Firstly, the way that the book is laid out is simply captivating; the chapters are EXTREMELY short. Most chapters range from one to three pages, and this keeps the book feeling very fast-paced. It feels as though the reader is silently slipping through the story as an observer, instead of being told the story. The characters feel alive and fully fleshed out, all their strengths and flaws on display.
This is one of my favorite quotes, which I feel shows Helios and Icarus’s humanity: “Helios stopped talking and stared up at the ceiling. ‘I’ve always been a disappointment.’ Icarus couldn’t say that Helios wasn’t, he couldn’t say it was going to be okay because he didn’t know if it would be, he didn’t have a paragraph of loving words that he’d rehearsed the way Helios did.
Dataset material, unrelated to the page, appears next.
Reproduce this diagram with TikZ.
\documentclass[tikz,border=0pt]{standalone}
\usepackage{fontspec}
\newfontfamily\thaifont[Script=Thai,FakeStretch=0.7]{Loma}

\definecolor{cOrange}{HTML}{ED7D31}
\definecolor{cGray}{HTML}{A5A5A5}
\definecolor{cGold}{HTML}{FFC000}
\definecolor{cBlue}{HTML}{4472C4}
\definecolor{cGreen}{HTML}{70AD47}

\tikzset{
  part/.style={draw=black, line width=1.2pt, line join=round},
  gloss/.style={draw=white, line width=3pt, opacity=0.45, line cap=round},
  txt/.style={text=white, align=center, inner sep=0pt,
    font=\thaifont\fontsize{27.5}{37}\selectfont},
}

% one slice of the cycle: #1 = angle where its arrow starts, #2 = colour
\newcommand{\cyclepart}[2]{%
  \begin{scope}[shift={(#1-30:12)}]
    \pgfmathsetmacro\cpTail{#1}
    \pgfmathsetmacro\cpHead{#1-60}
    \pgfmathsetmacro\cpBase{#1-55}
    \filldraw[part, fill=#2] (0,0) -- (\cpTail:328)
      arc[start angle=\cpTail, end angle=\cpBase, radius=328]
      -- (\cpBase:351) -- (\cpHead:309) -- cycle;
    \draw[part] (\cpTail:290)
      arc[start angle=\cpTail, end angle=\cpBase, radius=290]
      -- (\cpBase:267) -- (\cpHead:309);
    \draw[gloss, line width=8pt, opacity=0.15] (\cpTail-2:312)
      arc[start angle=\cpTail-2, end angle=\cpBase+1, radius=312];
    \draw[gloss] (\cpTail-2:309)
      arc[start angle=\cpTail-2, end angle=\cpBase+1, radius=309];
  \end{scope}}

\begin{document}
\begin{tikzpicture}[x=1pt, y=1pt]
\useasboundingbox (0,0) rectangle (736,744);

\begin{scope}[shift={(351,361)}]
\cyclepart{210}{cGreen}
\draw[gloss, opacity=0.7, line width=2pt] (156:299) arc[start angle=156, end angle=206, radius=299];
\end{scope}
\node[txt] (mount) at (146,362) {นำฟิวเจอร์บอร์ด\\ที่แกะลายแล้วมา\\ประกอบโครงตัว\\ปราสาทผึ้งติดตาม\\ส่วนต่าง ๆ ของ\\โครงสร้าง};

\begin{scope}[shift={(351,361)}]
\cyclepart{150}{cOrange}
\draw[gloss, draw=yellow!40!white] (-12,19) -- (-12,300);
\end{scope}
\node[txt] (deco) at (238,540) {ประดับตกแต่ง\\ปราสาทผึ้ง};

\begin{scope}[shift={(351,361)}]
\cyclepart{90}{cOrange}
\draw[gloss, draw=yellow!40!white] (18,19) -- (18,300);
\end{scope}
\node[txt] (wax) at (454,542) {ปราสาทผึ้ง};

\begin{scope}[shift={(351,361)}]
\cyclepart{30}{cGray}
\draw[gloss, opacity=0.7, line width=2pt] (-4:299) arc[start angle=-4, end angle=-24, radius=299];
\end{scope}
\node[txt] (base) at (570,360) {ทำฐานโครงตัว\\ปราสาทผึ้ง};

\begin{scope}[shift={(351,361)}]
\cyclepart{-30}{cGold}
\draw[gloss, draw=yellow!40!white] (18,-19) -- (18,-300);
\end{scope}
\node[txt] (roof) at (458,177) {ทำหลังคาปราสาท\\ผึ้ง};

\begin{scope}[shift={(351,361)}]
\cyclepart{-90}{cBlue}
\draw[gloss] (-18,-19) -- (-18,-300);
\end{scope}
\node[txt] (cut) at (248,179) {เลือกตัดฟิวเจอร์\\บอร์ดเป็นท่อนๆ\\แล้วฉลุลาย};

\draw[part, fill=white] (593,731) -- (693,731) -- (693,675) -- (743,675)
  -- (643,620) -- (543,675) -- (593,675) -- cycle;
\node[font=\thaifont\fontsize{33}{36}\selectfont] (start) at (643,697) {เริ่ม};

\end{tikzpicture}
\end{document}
He only had the truth. ‘I want you anyway.’ Then, softer, ‘I’ll want you still, all the same.” (Ancrum, 2024, pp. 317-318).
The relationship between Icarus and Helios feels alive and is far from a quick and easy relationship. It seems to encompass all the struggles that come with a relationship, especially queer relationships. Their relationship is complicated and full of passion and love, but also fear. They struggle with their respective families and self-identities. “Being with Helios felt like chess or a waltz. Icarus was surefooted in many ways, but not this. He didn’t know how to play. But it was thrilling.” (Ancrum, 2024, p. 241).
I, as a huge mythology nerd, freaked out over Helios’s name. Helios is the Greek god of the sun, whom people usually think is what Apollo is the god of. Apollo is the god of many things, but the sun is not one of them. Apollo does pull the sun back and forth across the horizon via his chariot, which is where the confusion comes from. Needless to say, I appreciated K. Ancrum getting this small detail correct, and it made my little nerd heart very happy.
I am also a huge fan of found family (an overused trope, but one I would die for), which this book does beautifully. Icarus may have a complicated relationship with his father, to say the least, but he finds some sort of family with his friends. They care for him in many different ways, even when he pushes them away.
Speaking of Icarus’s complicated relationship with his father, Angus Gallagher, Icarus has very complicated feelings about Angus. Angus is cold and verging on neglectful, but can be kind at times. At one point in the book, Angus says this: “Love is never a sin, and the rules of men who don’t understand that don’t matter.”(Ancrum, 2024, p. 353). By the end of the book, he does have some redeeming qualities, and I like to imagine that his and Icarus’s relationship is fixed years in the future.
If you are looking for a book to read this month (especially since it is LGBTQIA+ history month and this book is queer), look no further than “Icarus” by K. Ancrum.